Hundreds freed after New York Wall Street protest
- Published
Police in New York City have freed most of the more than 700 people arrested on Brooklyn Bridge on Saturday during a protest against corporate greed.
Fewer than 20 protesters are still held as they are yet to be identified.
Most of those freed were given citations for disorderly conduct and a criminal court summons.
The Occupy Wall Street group, camped in Manhattan's financial district for two weeks, says it will continue its demonstrations.
A spokesman for the New York Police Department told the BBC the small group still detained were expected to appear at the Manhattan criminal court on Sunday.
'Multiple warnings'
The arrests took place on Saturday after protesters carried out an impromptu walk over the East River to Brooklyn.
Some demonstrators carried slogans reading "End the Fed" and "Pepper spray Goldman Sachs".
Police said the protesters were given "multiple warnings" to keep to the pedestrian walkway but spread to the road, halting bridge traffic for several hours.
Some protesters accused the police of not issuing warnings or of tricking them on to the roadway, accusations the police denied.
Occupy Wall Street says it will continue its campaign, with meetings on Sunday in Zuccotti Park, the privately owned area of land not far from Wall Street that it has occupied since 17 September.

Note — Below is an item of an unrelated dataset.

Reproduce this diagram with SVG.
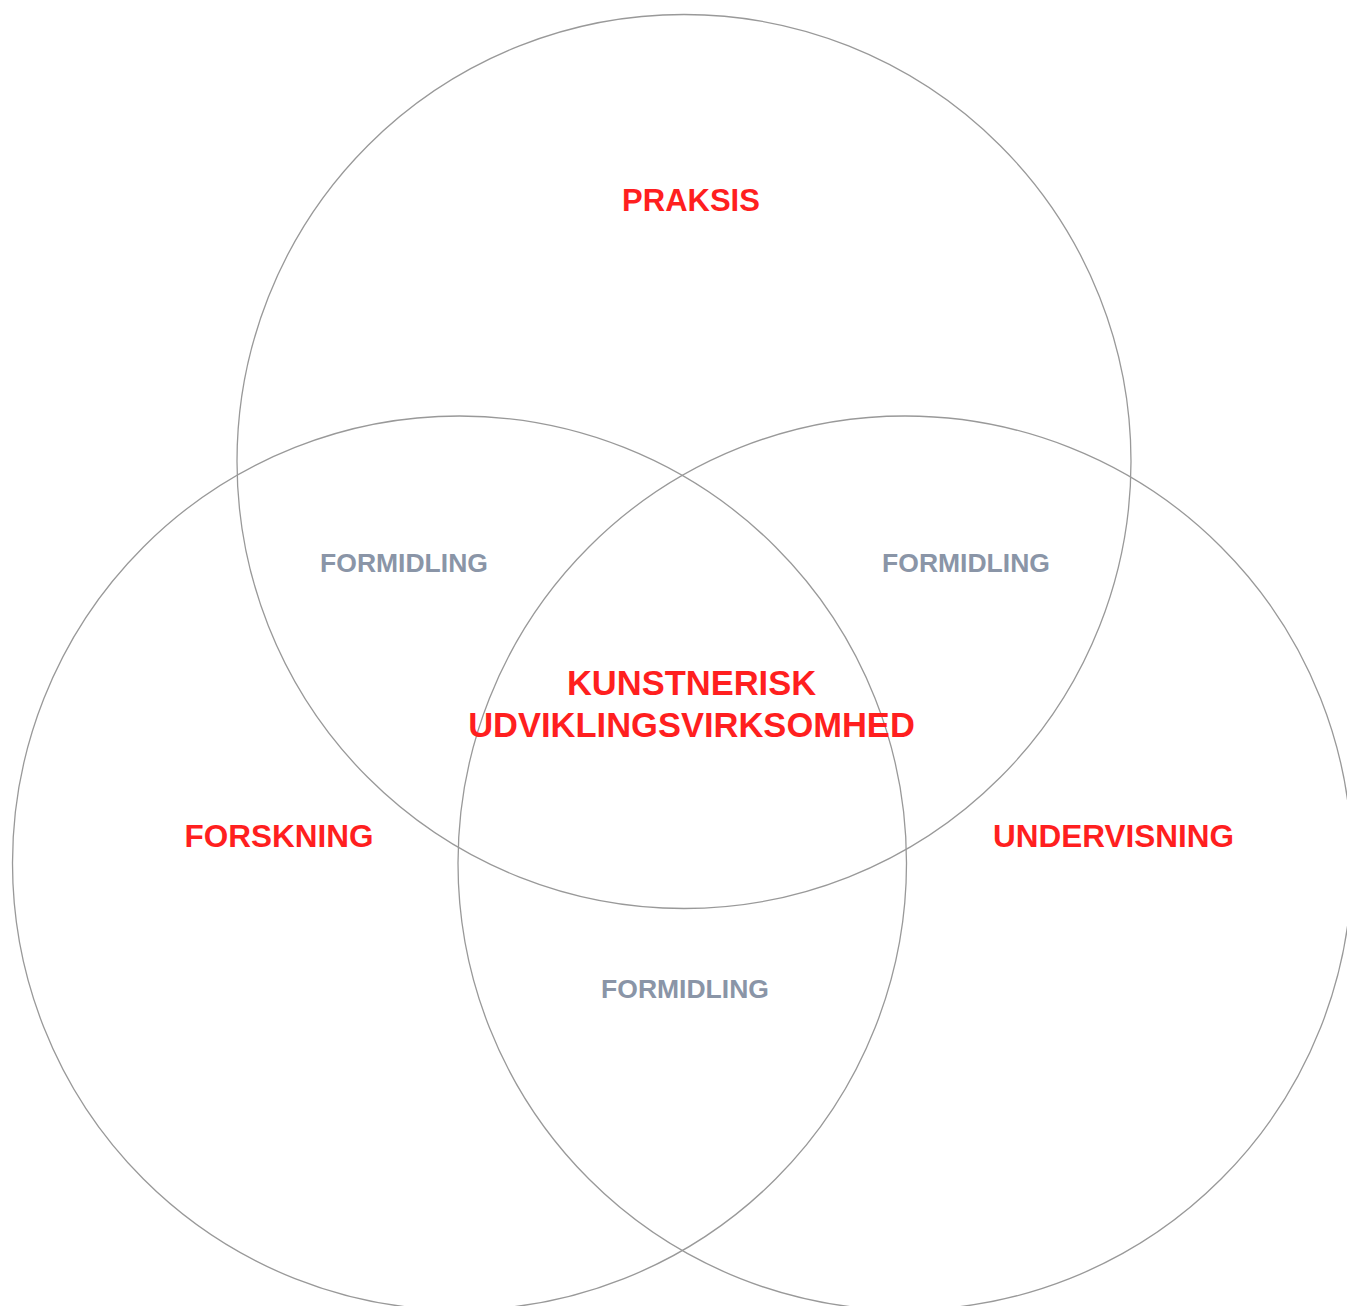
<svg xmlns="http://www.w3.org/2000/svg" width="1347" height="1306" viewBox="0 0 1347 1306">
<style>
.c{fill:none;stroke:#999999;stroke-width:1.3}
.r{font-family:"Liberation Sans",Arial,sans-serif;font-weight:bold;fill:#ff1f1f;text-anchor:middle}
.g{font-family:"Liberation Sans",Arial,sans-serif;font-weight:bold;fill:#8a95a7;text-anchor:middle;font-size:26.5px}
</style>
<rect width="1347" height="1306" fill="#ffffff"/>
<g id="praksis">
<circle class="c" cx="684" cy="461.5" r="447"/>
<text class="r" x="691" y="211" font-size="31">PRAKSIS</text>
</g>
<g id="forskning">
<circle class="c" cx="459.5" cy="863" r="447"/>
<text class="r" x="279" y="847" font-size="31.5">FORSKNING</text>
</g>
<g id="undervisning">
<circle class="c" cx="905" cy="863" r="447"/>
<text class="r" x="1113.5" y="847" font-size="31.5">UNDERVISNING</text>
</g>
<g id="formidling-left"><text class="g" x="404" y="572">FORMIDLING</text></g>
<g id="formidling-right"><text class="g" x="966" y="572">FORMIDLING</text></g>
<g id="formidling-bottom"><text class="g" x="685" y="998">FORMIDLING</text></g>
<g id="center">
<text class="r" x="691.5" y="695" font-size="34.5">KUNSTNERISK</text>
<text class="r" x="691.5" y="737" font-size="34.5">UDVIKLINGSVIRKSOMHED</text>
</g>
<g id="connectors"></g>
</svg>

There will be another march on Wall Street on Wednesday afternoon.
"We are the majority. We are the 99%. And we will no longer be silent," the group said in a statement.
"We are using the revolutionary Arab Spring tactic to achieve our ends and encourage the use of non-violence to maximise the safety of all participants."
The protesters have had previous run-ins with New York's police.
On Friday, about 2,000 people marched under the Occupy Wall Street banner to New York's police headquarters to protest against arrests and police behaviour.
Some 80 people were arrested during a march on 25 September, mostly for disorderly conduct and blocking traffic, but one person was charged with assaulting a police officer.
A series of other small-scale protests have also sprung up in other US cities in sympathy with the aims of Occupy Wall Street.